Masyarakat cenderung mendisiplinkan laki-laki yang tidak
sesuai dengan aturan masyarakat atau standar maskulinitas yang ada (mereka yang
cenderung feminin), dengan cara menerapkan maskulinitas toksik yang berarti
memisahkan sisi emosional dari laki-laki, mereka akan diberikan sanksi sosial
seperti dalam kasus Leo dan Remi mereka dirundung dengan cacian homophobik yang
akhirnya menghancurkan persahabatan mereka yang sudah terjalin sejak kecil.
Sangat disayangkan, toxic masculinity ini dapat berdampak
buruk terhadap psikologis laki-laki. Dalam Close, sutradara menggambarkan hal
ini dari tokoh Leo yang akhirnya dalam
ilmu psikologi mengalami normative male
alexythimia. Ia tidak dapat mengekspresikan dan mengelola perasaan-perasaan
yang ada dalam dirinya, ia tidak dapat menyalurkan emosi dengan leluasa. Ketika
Remi bertanya apakan Leo senang dengan rutinitas barunya bersama kelompok
remaja yang lain, Leo tidak bisa menjawab apakah ia senang atau tidak atau
justru sebenarnya ia kesepian. Bahkan setelah insiden yang menyebabkan Remi
meninggal, ia tidak dapat menangis disaat ia sedang kehilangan. Leo menolak
segala afeksi yang diberikan dan menahan semua perasaan yang ada sebagai bentuk
mempertahankan maskulinitas yang juga didorong oleh toxic masculinity yang ada
di lingkungannya. Itulah mengapa pada akhirnya angka bunuh diri dan penderita
gangguan mental kebanyakan adalah laki-laki, karena masyarakat membuat mereka
menekan emosi dan tidak mengungkapkan perasaan mereka sebagai bentuk maskulinitas,
bahwa menjadi emosional, menangis dan saling menunjukkan kasih sayang hanyalah
sifat yang boleh dimiliki oleh perempuan.

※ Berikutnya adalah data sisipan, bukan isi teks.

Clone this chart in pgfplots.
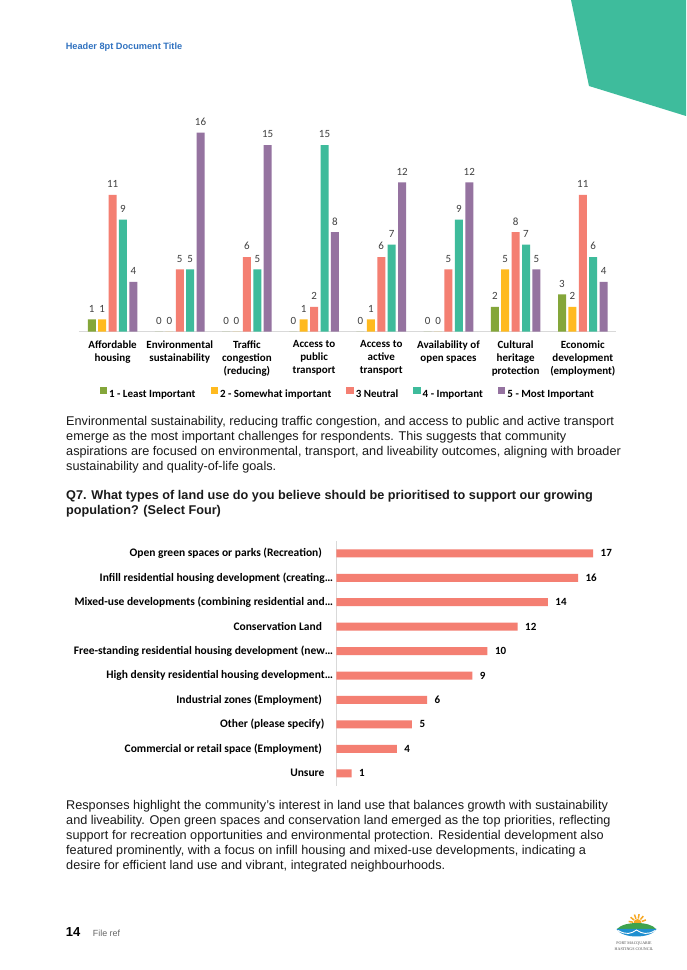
\documentclass[border=0pt]{standalone}
\usepackage{pgfplots}
\pgfplotsset{compat=1.18}
\usepackage{fontspec}
\setmainfont{Liberation Sans}
\newfontfamily\carlito{Carlito}
\newfontfamily\lserif{Liberation Serif}
\definecolor{cGreen}{HTML}{84A63A}
\definecolor{cYellow}{HTML}{FFBA1F}
\definecolor{cSalmon}{HTML}{F47F72}
\definecolor{cTeal}{HTML}{3EBB9B}
\definecolor{cPurple}{HTML}{9573A0}
\definecolor{cHead}{HTML}{3072C0}
\definecolor{cPoly}{HTML}{3EBC9C}
\definecolor{cAxis}{HTML}{D9D9D9}
\definecolor{cText}{HTML}{1A1A1A}
\definecolor{cLab}{HTML}{404040}
\definecolor{cSun}{HTML}{F7A823}
\definecolor{cHill}{HTML}{3FA34D}
\definecolor{cWave}{HTML}{1F8FD0}
\newcommand{\bodyfont}{\fontsize{12.68}{14.9}\selectfont}
\newcommand{\tl}[3]{\node[anchor=base west, inner sep=0, text=cText, font=\bodyfont] at (#1,#2) {#3};}
\newcommand{\tlb}[3]{\node[anchor=base west, inner sep=0, text=cText, font=\bodyfont\bfseries] at (#1,#2) {#3};}
\begin{document}
\begin{tikzpicture}[x=1pt,y=1pt]
\fill[white] (0,0) rectangle (686,970);
\path[use as bounding box] (0,0) rectangle (686,970);
% header
\fill[cPoly] (571,970) -- (686,970) -- (686,854) -- (589,884) -- cycle;
\node[anchor=base west, inner sep=0, text=cHead, font=\fontsize{9.2}{11}\selectfont\bfseries] at (65.6,920.7) {Header 8pt Document Title};

% chart 1
\begin{axis}[
  at={(79pt,638.3pt)}, anchor=south west,
  scale only axis, width=537.4pt, height=211.5pt,
  xmin=-0.5, xmax=7.5, ymin=0, ymax=17,
  axis x line*=bottom, axis y line=none,
  x axis line style={draw=cAxis, line width=0.8pt, -},
  major tick length=0pt,
  xtick={0,...,7},
  xticklabels={{Affordable\\housing},{Environmental\\sustainability},{Traffic\\congestion\\(reducing)},{Access to\\public\\transport},{Access to\\active\\transport},{Availability of\\open spaces},{Cultural\\heritage\\protection},{Economic\\development\\(employment)}},
  xticklabel style={align=center, font=\carlito\bfseries\fontsize{11}{12.9}\selectfont, text=black, yshift=-5.5pt},
  ybar=2.4pt, bar width=8pt,
  /pgf/number format/assume math mode=true,
  nodes near coords,
  every node near coord/.append style={font=\carlito\fontsize{11}{12}\selectfont, text=cLab, yshift=3.5pt},
  clip=false,
  legend columns=5,
  legend style={at={(0.5,-0.296)}, anchor=center, draw=none, fill=none, font=\carlito\bfseries\fontsize{11}{12}\selectfont, text=black,
    nodes={text height=0.72em, text depth=0.22em},
    /tikz/every even column/.append style={column sep=13pt}},
  legend image code/.code={\fill[#1] (0pt,0.4pt) rectangle (7.5pt,7.9pt);},
]
\addplot[fill=cGreen, draw=none] coordinates {(0,1)(1,0)(2,0)(3,0)(4,0)(5,0)(6,2)(7,3)};
\addplot[fill=cYellow, draw=none] coordinates {(0,1)(1,0)(2,0)(3,1)(4,1)(5,0)(6,5)(7,2)};
\addplot[fill=cSalmon, draw=none] coordinates {(0,11)(1,5)(2,6)(3,2)(4,6)(5,5)(6,8)(7,11)};
\addplot[fill=cTeal, draw=none] coordinates {(0,9)(1,5)(2,5)(3,15)(4,7)(5,9)(6,7)(7,6)};
\addplot[fill=cPurple, draw=none] coordinates {(0,4)(1,16)(2,15)(3,8)(4,12)(5,12)(6,5)(7,4)};
\legend{1 - Least Important, 2 - Somewhat important, 3 Neutral, 4 - Important, 5 - Most Important}
\end{axis}

% paragraph 1
\tl{66}{544.7}{Environmental sustainability, reducing traffic congestion, and access to public and active transport}
\tl{66}{529.5}{emerge as the most important challenges for respondents. This suggests that community}
\tl{66}{514.3}{aspirations are focused on environmental, transport, and liveability outcomes, aligning with broader}
\tl{66}{499.1}{sustainability and quality-of-life goals.}
% Q7
\tlb{66}{470.5}{Q7. What types of land use do you believe should be prioritised to support our growing}
\tlb{66}{455.3}{population? (Select Four)}

% chart 2
\begin{axis}[
  at={(336.5pt,184.5pt)}, anchor=south west,
  scale only axis, width=271.8pt, height=244.4pt,
  xmin=0, xmax=18, ymin=-0.5, ymax=9.5, y dir=reverse,
  axis y line*=left, axis x line=none,
  y axis line style={draw=cAxis, line width=0.8pt, -},
  major tick length=0pt,
  ytick={0,...,9},
  yticklabels={{Open green spaces or parks (Recreation)\hspace*{11pt}},{Infill residential housing development (creating…},{Mixed-use developments (combining residential and…},{Conservation Land\hspace*{11pt}},{Free-standing residential housing development (new…},{High density residential housing development…},{Industrial zones (Employment)\hspace*{11pt}},{Other (please specify)\hspace*{8.5pt}},{Commercial or retail space (Employment)\hspace*{11pt}},{Unsure\hspace*{8.5pt}}},
  yticklabel style={font=\carlito\bfseries\fontsize{11.5}{12}\selectfont, text=black},
  xbar, bar width=8pt,
  /pgf/number format/assume math mode=true,
  nodes near coords,
  every node near coord/.append style={font=\carlito\bfseries\fontsize{11}{12}\selectfont, text=black, xshift=4pt},
  clip=false,
]
\addplot[fill=cSalmon, draw=none] coordinates {(17,0)(16,1)(14,2)(12,3)(10,4)(9,5)(6,6)(5,7)(4,8)(1,9)};
\end{axis}

% paragraph 2
\tl{66}{160.0}{Responses highlight the community’s interest in land use that balances growth with sustainability}
\tl{66}{145.1}{and liveability. Open green spaces and conservation land emerged as the top priorities, reflecting}
\tl{66}{130.2}{support for recreation opportunities and environmental protection. Residential development also}
\tl{66}{115.3}{featured prominently, with a focus on infill housing and mixed-use developments, indicating a}
\tl{66}{100.4}{desire for efficient land use and vibrant, integrated neighbourhoods.}

% footer
\node[anchor=base west, inner sep=0, text=black, font=\fontsize{13}{15}\selectfont\bfseries] at (65.6,33.3) {14};
\node[anchor=base west, inner sep=0, text=black!60, font=\fontsize{8.9}{10}\selectfont] at (92.7,33.3) {File ref};
% logo
\foreach \a in {20,50,80,110,140,170} \draw[cSun, line width=1.5pt] (637.5,47)+(\a:4.5) -- +(\a:9);
\fill[cSun] (633.5,47) arc (180:0:4) -- cycle;
\fill[cHill] (617,41) .. controls (624,49) and (650,49) .. (656,41) -- cycle;
\fill[cWave] (616.5,41) .. controls (622,31) and (651,31) .. (656.5,41) -- cycle;
\draw[white, line width=0.9pt] (618,39.5) .. controls (626,35) and (631,36) .. (636.5,40) .. controls (642,36) and (648,35) .. (655,39.5);
\node[inner sep=0, text=black!70, font=\lserif\fontsize{4}{5}\selectfont] at (634,26) {PORT MACQUARIE};
\node[inner sep=0, text=black!70, font=\lserif\fontsize{4}{5}\selectfont] at (634,20.5) {HASTINGS COUNCIL};
\end{tikzpicture}
\end{document}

Close didukung dengan penyajian sinematik dan keaktoran yang layak mendapatkan pujian pada akhirnya menyajikan kisah yang melankolis, hingga kesedihan yang mendalam. Emosi-emosi yang ditunjukkan oleh Leo dan Remi pada narasi-narasi hening membuat kita tersadar betapa toxic masculinity yang berkembang dalam masyarakat kita dapat menggerus sisi kemanusiaan kita. Ketika remaja perempuan bergandengan tangan dan berpelukan di ruang publik, dijamin tidak akan timbul pertanyaan macam-macam. Namun, ketika dua remaja laki-laki melakukan hal yang sama, banyak orang akan mempertanyakan hubungan mereka yang diasumsikan lebih dari sekadar sahabat. Pada dasarnya bukankah baik perempuan dan laki-laki keduanya adalah manusia, yang diciptakan dengan pikiran, perasaan, cinta dan afeksi yang layak dibagikan bersama orang-orang tersayang?